My relationship with “Sam” was one such disorder. The two of us sat on the leadership team of an organization that numbered 3,000 people. It’s hard to remember how we started to get along so poorly, but once the pattern emerged it fed on itself for several years.
As Personnel Director, Sam held the high ground. He was silent when my department, Communications, did something well, but I could count on him to call me whenever we dropped the ball. If a fact on our website was wrong or we issued a statement that was unclear in any way, I was sure to see Sam’s name on my caller ID. It got to the point where I’d never answer the phone when he was calling. I’d let his arrows land in my voicemail, and only return the call when the problem was fixed.
My strategy for dealing with Sam was jokes at his expense combined with avoidance. So when corporate HQ requested that I reorganize my group, I drew up a plan, got my boss’s approval, and passed it along without a word to Sam. The snub wasn’t even deliberate; it simply never occurred to me to seek his input.
One night about a week later, I was in a hotel lobby not far from HQ when Sam confronted me. “The head of corporate HR called me in to ask about your department’s reorg,” he fumed. “I didn’t know what he was talking about. You made me look clueless!”
It was late and I was too weary to think of excuses, so I told him the truth. “I always work around you because you only talk to me when you have a complaint. Dealing with you makes me feel like a kid who’s been sent to the principal’s office.”
I can’t take credit for what happened next, and it didn’t happen immediately. But the next time my group slipped up, Sam popped his head into my office. “You got last year’s figures and this year’s figures mixed up on the web site today,” he said. “You better fix it before someone up the ladder notices.”

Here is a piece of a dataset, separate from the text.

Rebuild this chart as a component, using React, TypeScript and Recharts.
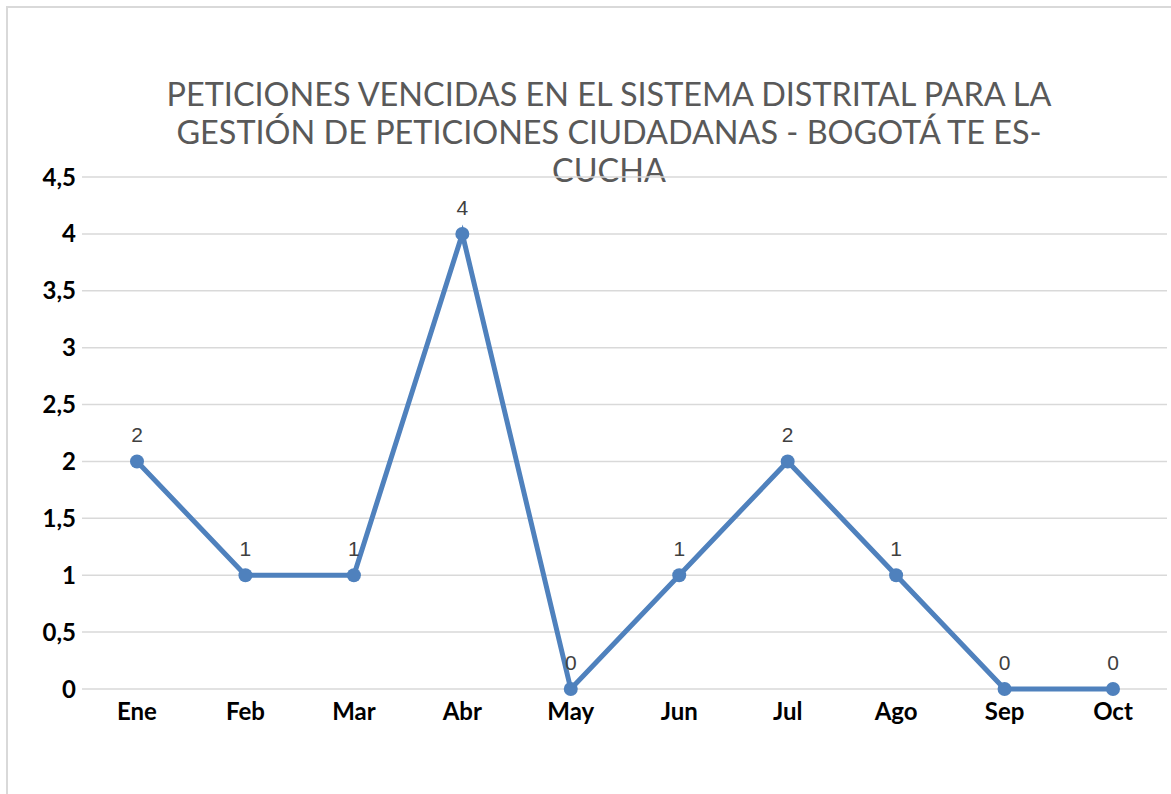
import React from 'react';
import { LineChart, Line, XAxis, YAxis, CartesianGrid, LabelList } from 'recharts';

const months = ['Ene', 'Feb', 'Mar', 'Abr', 'May', 'Jun', 'Jul', 'Ago', 'Sep', 'Oct'];
const vencidas = [2, 1, 1, 4, 0, 1, 2, 1, 0, 0];
const yTicks = [0, 0.5, 1, 1.5, 2, 2.5, 3, 3.5, 4, 4.5];
const titleLines = [
  'PETICIONES VENCIDAS EN EL SISTEMA DISTRITAL PARA LA',
  'GESTIÓN DE PETICIONES CIUDADANAS - BOGOTÁ TE ES-',
  'CUCHA',
];

const data = months.map((m, i) => ({ mes: m, valor: vencidas[i] }));

export default function App() {
  return (
    <div style={{ position: 'absolute', left: 0, top: 0, width: 1171, height: 794, background: '#fff', overflow: 'hidden' }}>
      <div
        style={{
          position: 'absolute',
          left: 6,
          top: 6,
          width: 1200,
          height: 820,
          border: '2px solid #d9d9d9',
          boxSizing: 'border-box',
        }}
      />
      <div
        style={{
          position: 'absolute',
          left: 0,
          top: 75,
          width: 1218,
          textAlign: 'center',
          fontFamily: 'Lato, sans-serif',
          fontSize: 32.4,
          lineHeight: '38px',
          color: '#595959',
        }}
      >
        {titleLines.map((t) => (
          <div key={t}>{t}</div>
        ))}
      </div>
      <div style={{ position: 'absolute', left: 0, top: 0 }}>
        <LineChart width={1171} height={794} data={data} margin={{ top: 177, right: 4, left: 0, bottom: 75 }}>
          <CartesianGrid vertical={false} stroke="#d9d9d9" strokeWidth={1.5} />
          <XAxis
            dataKey="mes"
            height={30}
            padding={{ left: 55, right: 54 }}
            axisLine={false}
            tickLine={false}
            tickMargin={8}
            tick={{ fontFamily: 'Lato, sans-serif', fontSize: 24, fontWeight: 700, fill: '#000' }}
            interval={0}
          />
          <YAxis
            width={82}
            domain={[0, 4.5]}
            ticks={yTicks}
            axisLine={false}
            tickLine={false}
            tickMargin={0}
            tickFormatter={(v: number) => String(v).replace('.', ',')}
            tick={{ fontFamily: 'Lato, sans-serif', fontSize: 24, fontWeight: 700, fill: '#000' }}
          />
          <Line
            type="linear"
            dataKey="valor"
            stroke="#4f81bd"
            strokeWidth={5}
            dot={{ r: 7, fill: '#4f81bd', stroke: '#4f81bd', strokeWidth: 0 }}
            isAnimationActive={false}
          >
            <LabelList
              dataKey="valor"
              position="top"
              offset={19}
              style={{ fontFamily: '"Liberation Sans", Arial, sans-serif', fontSize: 21, fill: '#404040' }}
            />
          </Line>
        </LineChart>
      </div>
    </div>
  );
}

For years that “someone” had always been Sam himself. Now, he was watching my back. So the next time I had an issue with an employee in my group, I went to Sam for advice. The advice was good.
While Sam and I never discussed our bad old days, I saw a precise description of our dynamic when I read Fr. Spitzer’s description of Level 2 (ego-comparative) behavior: “Level 2 means looking for the bad news in others...It’s much easier to focus on what’s irritating, stupid, unkind, and weak in other people. Looking for the good news takes discipline.”
For years, Sam and I both saw the worst in each other, and to his credit he was the one who decided to break that pattern. Instead of taking a Level 2 delight in my department’s infrequent mistakes, he decided to see the good work we did in the glare of the company’s spotlight day in and day out. In turn, I decided to value his grasp of the company’s rules, both written and unwritten.
The remarkable thing is that all it took to end the Cold War between us was a single act of empathy on his part. I’m not saying every workplace conflict can be defused so easily, but seeing the good in others is the best way to get them to see the good in you.